The camera starts with a shot straight out of a nature documentary, descending through the clouds to reveal a beautiful mountain range. Wait, no, those clouds were smog and those mountains are actually huge piles of trash. From the jump, we know that a major theme of this movie is going to be sustainability and humans’ impact on the environment.
Apocalypse Now (1979)

The film opens with lush palm trees suddenly getting torched. We crossfade into a man’s face positioned upside-down in the frame. Whereas, in a typical story, we start in the “normal” world and at some point our character journeys into the unfamiliar, in Apocalypse Now, we start in a world that has already turned upside down. During war, there is no “normal” to ground ourselves in.
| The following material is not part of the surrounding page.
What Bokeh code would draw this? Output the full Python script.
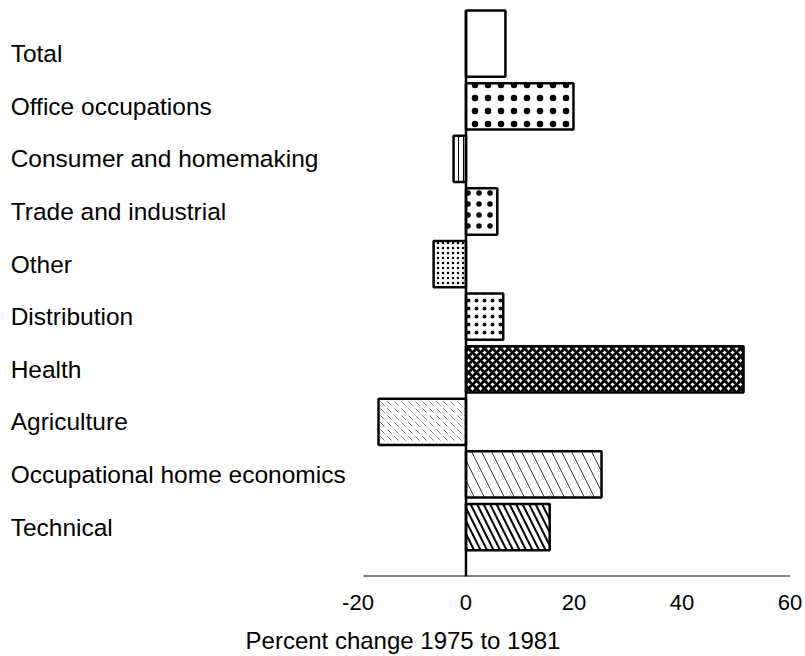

But what about corporate video?
Consider the key messages and themes of your video, then, brainstorm how you can visually represent those themes on camera.
Career growth? Perhaps you feature an employee ascending stairs (literally moving up within the company). Or maybe the camera pushes in on their face (literally growing in the frame).
Introducing a new way of working? Maybe a hand uncaps a pen over a piece of blank paper (we’re writing a new story). Or a sun rises behind the office building (a new day is starting).
There are certainly much better — and less cliché — ideas to uncover for your specific project, but the key is to think deeply about how you’re going to visually open your film.
Your audience may not consciously put the pieces together (unless they took Film 101), but they’ll feel the difference.
And that’s how you’ll end up with a final product that is cinematic, powerful, and memorable.